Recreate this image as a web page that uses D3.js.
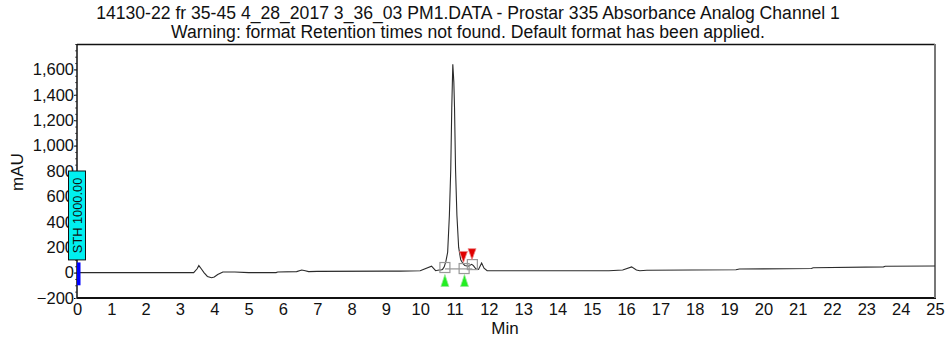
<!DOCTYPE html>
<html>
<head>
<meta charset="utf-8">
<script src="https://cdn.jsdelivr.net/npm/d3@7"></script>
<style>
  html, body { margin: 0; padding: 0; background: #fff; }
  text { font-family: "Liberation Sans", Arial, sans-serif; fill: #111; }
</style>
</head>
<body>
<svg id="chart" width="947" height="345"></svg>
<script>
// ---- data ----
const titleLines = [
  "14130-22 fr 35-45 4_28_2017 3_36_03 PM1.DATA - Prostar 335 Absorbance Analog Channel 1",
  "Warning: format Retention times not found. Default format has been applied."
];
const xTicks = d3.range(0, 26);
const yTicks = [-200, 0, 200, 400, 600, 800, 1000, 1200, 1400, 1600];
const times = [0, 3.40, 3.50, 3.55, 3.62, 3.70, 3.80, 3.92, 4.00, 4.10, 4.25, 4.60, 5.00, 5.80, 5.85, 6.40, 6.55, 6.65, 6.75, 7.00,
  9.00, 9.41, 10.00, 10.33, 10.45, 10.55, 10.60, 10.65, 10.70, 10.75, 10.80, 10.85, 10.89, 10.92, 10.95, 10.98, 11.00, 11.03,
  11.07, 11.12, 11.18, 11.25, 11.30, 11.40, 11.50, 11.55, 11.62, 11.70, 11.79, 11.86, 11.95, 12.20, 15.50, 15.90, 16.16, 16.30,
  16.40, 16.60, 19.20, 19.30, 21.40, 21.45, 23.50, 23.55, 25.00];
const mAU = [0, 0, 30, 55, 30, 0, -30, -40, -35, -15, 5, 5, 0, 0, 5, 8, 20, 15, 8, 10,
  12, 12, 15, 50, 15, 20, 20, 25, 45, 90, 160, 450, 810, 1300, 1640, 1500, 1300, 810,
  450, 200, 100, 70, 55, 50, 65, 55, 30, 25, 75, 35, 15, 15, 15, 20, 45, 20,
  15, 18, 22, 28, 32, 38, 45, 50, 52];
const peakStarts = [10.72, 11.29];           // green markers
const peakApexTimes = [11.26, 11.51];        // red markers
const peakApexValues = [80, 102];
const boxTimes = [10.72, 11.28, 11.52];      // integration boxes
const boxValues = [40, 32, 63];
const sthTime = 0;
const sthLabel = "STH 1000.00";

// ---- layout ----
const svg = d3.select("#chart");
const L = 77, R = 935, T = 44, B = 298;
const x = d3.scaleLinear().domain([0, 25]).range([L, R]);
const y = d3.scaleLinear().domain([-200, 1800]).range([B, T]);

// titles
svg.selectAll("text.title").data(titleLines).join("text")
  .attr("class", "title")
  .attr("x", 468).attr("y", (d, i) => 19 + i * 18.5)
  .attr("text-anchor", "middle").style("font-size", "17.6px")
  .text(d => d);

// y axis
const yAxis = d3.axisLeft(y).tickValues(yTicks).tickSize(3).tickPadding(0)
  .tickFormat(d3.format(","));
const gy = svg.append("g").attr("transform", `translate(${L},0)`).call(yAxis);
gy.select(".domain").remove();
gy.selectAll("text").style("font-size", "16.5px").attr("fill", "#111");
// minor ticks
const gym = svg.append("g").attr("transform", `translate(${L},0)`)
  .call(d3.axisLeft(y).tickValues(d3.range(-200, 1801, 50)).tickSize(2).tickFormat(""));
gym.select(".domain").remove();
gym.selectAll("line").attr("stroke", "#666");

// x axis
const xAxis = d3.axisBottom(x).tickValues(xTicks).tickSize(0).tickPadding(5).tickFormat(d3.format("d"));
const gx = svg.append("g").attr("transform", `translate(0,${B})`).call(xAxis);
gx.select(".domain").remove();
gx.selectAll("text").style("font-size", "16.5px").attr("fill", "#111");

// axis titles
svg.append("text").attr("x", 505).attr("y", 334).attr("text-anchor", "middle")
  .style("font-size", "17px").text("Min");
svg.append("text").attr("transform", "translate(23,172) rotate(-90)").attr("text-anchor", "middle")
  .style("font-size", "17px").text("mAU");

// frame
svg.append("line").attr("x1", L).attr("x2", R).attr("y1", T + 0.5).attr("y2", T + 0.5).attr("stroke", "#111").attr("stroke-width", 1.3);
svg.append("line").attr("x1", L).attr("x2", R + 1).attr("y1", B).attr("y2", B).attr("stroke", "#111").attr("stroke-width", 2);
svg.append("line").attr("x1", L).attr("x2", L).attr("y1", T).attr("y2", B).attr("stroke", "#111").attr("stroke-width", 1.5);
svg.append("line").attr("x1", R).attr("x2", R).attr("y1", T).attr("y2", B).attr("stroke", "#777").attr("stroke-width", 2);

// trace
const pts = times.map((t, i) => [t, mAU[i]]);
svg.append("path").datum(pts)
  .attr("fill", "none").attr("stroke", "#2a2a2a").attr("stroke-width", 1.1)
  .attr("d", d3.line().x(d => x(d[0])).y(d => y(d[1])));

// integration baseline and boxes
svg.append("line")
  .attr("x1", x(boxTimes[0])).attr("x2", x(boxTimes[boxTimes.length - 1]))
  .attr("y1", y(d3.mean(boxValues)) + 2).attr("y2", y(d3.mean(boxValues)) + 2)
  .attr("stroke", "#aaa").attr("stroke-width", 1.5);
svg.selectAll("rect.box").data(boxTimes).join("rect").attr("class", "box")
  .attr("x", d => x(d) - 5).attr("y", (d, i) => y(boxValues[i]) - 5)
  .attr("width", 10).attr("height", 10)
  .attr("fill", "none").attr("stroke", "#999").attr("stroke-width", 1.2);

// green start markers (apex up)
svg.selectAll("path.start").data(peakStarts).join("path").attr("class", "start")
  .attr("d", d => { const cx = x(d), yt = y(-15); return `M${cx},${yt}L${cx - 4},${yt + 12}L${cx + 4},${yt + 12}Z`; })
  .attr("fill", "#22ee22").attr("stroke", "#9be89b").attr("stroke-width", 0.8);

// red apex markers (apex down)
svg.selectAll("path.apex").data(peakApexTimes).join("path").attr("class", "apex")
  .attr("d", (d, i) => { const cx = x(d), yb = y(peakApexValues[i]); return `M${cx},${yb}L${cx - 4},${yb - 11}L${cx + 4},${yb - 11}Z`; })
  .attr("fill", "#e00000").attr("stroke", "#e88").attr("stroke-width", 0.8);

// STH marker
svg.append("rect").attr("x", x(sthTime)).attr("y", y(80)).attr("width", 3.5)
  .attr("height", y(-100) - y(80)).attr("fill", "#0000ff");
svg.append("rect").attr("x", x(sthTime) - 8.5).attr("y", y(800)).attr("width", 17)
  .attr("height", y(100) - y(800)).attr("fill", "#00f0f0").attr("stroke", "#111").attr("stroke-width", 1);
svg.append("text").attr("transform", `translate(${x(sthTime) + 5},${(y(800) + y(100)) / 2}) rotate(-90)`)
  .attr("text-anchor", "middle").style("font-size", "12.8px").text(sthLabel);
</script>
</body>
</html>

********

Every line of the data should be copied as it stands, without the images.

→ **Completed task**
Recreate this image as a web page that uses D3.js.
<!DOCTYPE html>
<html>
<head>
<meta charset="utf-8">
<script src="https://cdn.jsdelivr.net/npm/d3@7"></script>
<style>
  html, body { margin: 0; padding: 0; background: #fff; }
  text { font-family: "Liberation Sans", Arial, sans-serif; fill: #111; }
</style>
</head>
<body>
<svg id="chart" width="947" height="345"></svg>
<script>
// ---- data ----
const titleLines = [
  "14130-22 fr 35-45 4_28_2017 3_36_03 PM1.DATA - Prostar 335 Absorbance Analog Channel 1",
  "Warning: format Retention times not found. Default format has been applied."
];
const xTicks = d3.range(0, 26);
const yTicks = [-200, 0, 200, 400, 600, 800, 1000, 1200, 1400, 1600];
const times = [0, 3.40, 3.50, 3.55, 3.62, 3.70, 3.80, 3.92, 4.00, 4.10, 4.25, 4.60, 5.00, 5.80, 5.85, 6.40, 6.55, 6.65, 6.75, 7.00,
  9.00, 9.41, 10.00, 10.33, 10.45, 10.55, 10.60, 10.65, 10.70, 10.75, 10.80, 10.85, 10.89, 10.92, 10.95, 10.98, 11.00, 11.03,
  11.07, 11.12, 11.18, 11.25, 11.30, 11.40, 11.50, 11.55, 11.62, 11.70, 11.79, 11.86, 11.95, 12.20, 15.50, 15.90, 16.16, 16.30,
  16.40, 16.60, 19.20, 19.30, 21.40, 21.45, 23.50, 23.55, 25.00];
const mAU = [0, 0, 30, 55, 30, 0, -30, -40, -35, -15, 5, 5, 0, 0, 5, 8, 20, 15, 8, 10,
  12, 12, 15, 50, 15, 20, 20, 25, 45, 90, 160, 450, 810, 1300, 1640, 1500, 1300, 810,
  450, 200, 100, 70, 55, 50, 65, 55, 30, 25, 75, 35, 15, 15, 15, 20, 45, 20,
  15, 18, 22, 28, 32, 38, 45, 50, 52];
const peakStarts = [10.72, 11.29];           // green markers
const peakApexTimes = [11.26, 11.51];        // red markers
const peakApexValues = [80, 102];
const boxTimes = [10.72, 11.28, 11.52];      // integration boxes
const boxValues = [40, 32, 63];
const sthTime = 0;
const sthLabel = "STH 1000.00";

// ---- layout ----
const svg = d3.select("#chart");
const L = 77, R = 935, T = 44, B = 298;
const x = d3.scaleLinear().domain([0, 25]).range([L, R]);
const y = d3.scaleLinear().domain([-200, 1800]).range([B, T]);

// titles
svg.selectAll("text.title").data(titleLines).join("text")
  .attr("class", "title")
  .attr("x", 468).attr("y", (d, i) => 19 + i * 18.5)
  .attr("text-anchor", "middle").style("font-size", "17.6px")
  .text(d => d);

// y axis
const yAxis = d3.axisLeft(y).tickValues(yTicks).tickSize(3).tickPadding(0)
  .tickFormat(d3.format(","));
const gy = svg.append("g").attr("transform", `translate(${L},0)`).call(yAxis);
gy.select(".domain").remove();
gy.selectAll("text").style("font-size", "16.5px").attr("fill", "#111");
// minor ticks
const gym = svg.append("g").attr("transform", `translate(${L},0)`)
  .call(d3.axisLeft(y).tickValues(d3.range(-200, 1801, 50)).tickSize(2).tickFormat(""));
gym.select(".domain").remove();
gym.selectAll("line").attr("stroke", "#666");

// x axis
const xAxis = d3.axisBottom(x).tickValues(xTicks).tickSize(0).tickPadding(5).tickFormat(d3.format("d"));
const gx = svg.append("g").attr("transform", `translate(0,${B})`).call(xAxis);
gx.select(".domain").remove();
gx.selectAll("text").style("font-size", "16.5px").attr("fill", "#111");

// axis titles
svg.append("text").attr("x", 505).attr("y", 334).attr("text-anchor", "middle")
  .style("font-size", "17px").text("Min");
svg.append("text").attr("transform", "translate(23,172) rotate(-90)").attr("text-anchor", "middle")
  .style("font-size", "17px").text("mAU");

// frame
svg.append("line").attr("x1", L).attr("x2", R).attr("y1", T + 0.5).attr("y2", T + 0.5).attr("stroke", "#111").attr("stroke-width", 1.3);
svg.append("line").attr("x1", L).attr("x2", R + 1).attr("y1", B).attr("y2", B).attr("stroke", "#111").attr("stroke-width", 2);
svg.append("line").attr("x1", L).attr("x2", L).attr("y1", T).attr("y2", B).attr("stroke", "#111").attr("stroke-width", 1.5);
svg.append("line").attr("x1", R).attr("x2", R).attr("y1", T).attr("y2", B).attr("stroke", "#777").attr("stroke-width", 2);

// trace
const pts = times.map((t, i) => [t, mAU[i]]);
svg.append("path").datum(pts)
  .attr("fill", "none").attr("stroke", "#2a2a2a").attr("stroke-width", 1.1)
  .attr("d", d3.line().x(d => x(d[0])).y(d => y(d[1])));

// integration baseline and boxes
svg.append("line")
  .attr("x1", x(boxTimes[0])).attr("x2", x(boxTimes[boxTimes.length - 1]))
  .attr("y1", y(d3.mean(boxValues)) + 2).attr("y2", y(d3.mean(boxValues)) + 2)
  .attr("stroke", "#aaa").attr("stroke-width", 1.5);
svg.selectAll("rect.box").data(boxTimes).join("rect").attr("class", "box")
  .attr("x", d => x(d) - 5).attr("y", (d, i) => y(boxValues[i]) - 5)
  .attr("width", 10).attr("height", 10)
  .attr("fill", "none").attr("stroke", "#999").attr("stroke-width", 1.2);

// green start markers (apex up)
svg.selectAll("path.start").data(peakStarts).join("path").attr("class", "start")
  .attr("d", d => { const cx = x(d), yt = y(-15); return `M${cx},${yt}L${cx - 4},${yt + 12}L${cx + 4},${yt + 12}Z`; })
  .attr("fill", "#22ee22").attr("stroke", "#9be89b").attr("stroke-width", 0.8);

// red apex markers (apex down)
svg.selectAll("path.apex").data(peakApexTimes).join("path").attr("class", "apex")
  .attr("d", (d, i) => { const cx = x(d), yb = y(peakApexValues[i]); return `M${cx},${yb}L${cx - 4},${yb - 11}L${cx + 4},${yb - 11}Z`; })
  .attr("fill", "#e00000").attr("stroke", "#e88").attr("stroke-width", 0.8);

// STH marker
svg.append("rect").attr("x", x(sthTime)).attr("y", y(80)).attr("width", 3.5)
  .attr("height", y(-100) - y(80)).attr("fill", "#0000ff");
svg.append("rect").attr("x", x(sthTime) - 8.5).attr("y", y(800)).attr("width", 17)
  .attr("height", y(100) - y(800)).attr("fill", "#00f0f0").attr("stroke", "#111").attr("stroke-width", 1);
svg.append("text").attr("transform", `translate(${x(sthTime) + 5},${(y(800) + y(100)) / 2}) rotate(-90)`)
  .attr("text-anchor", "middle").style("font-size", "12.8px").text(sthLabel);
</script>
</body>
</html>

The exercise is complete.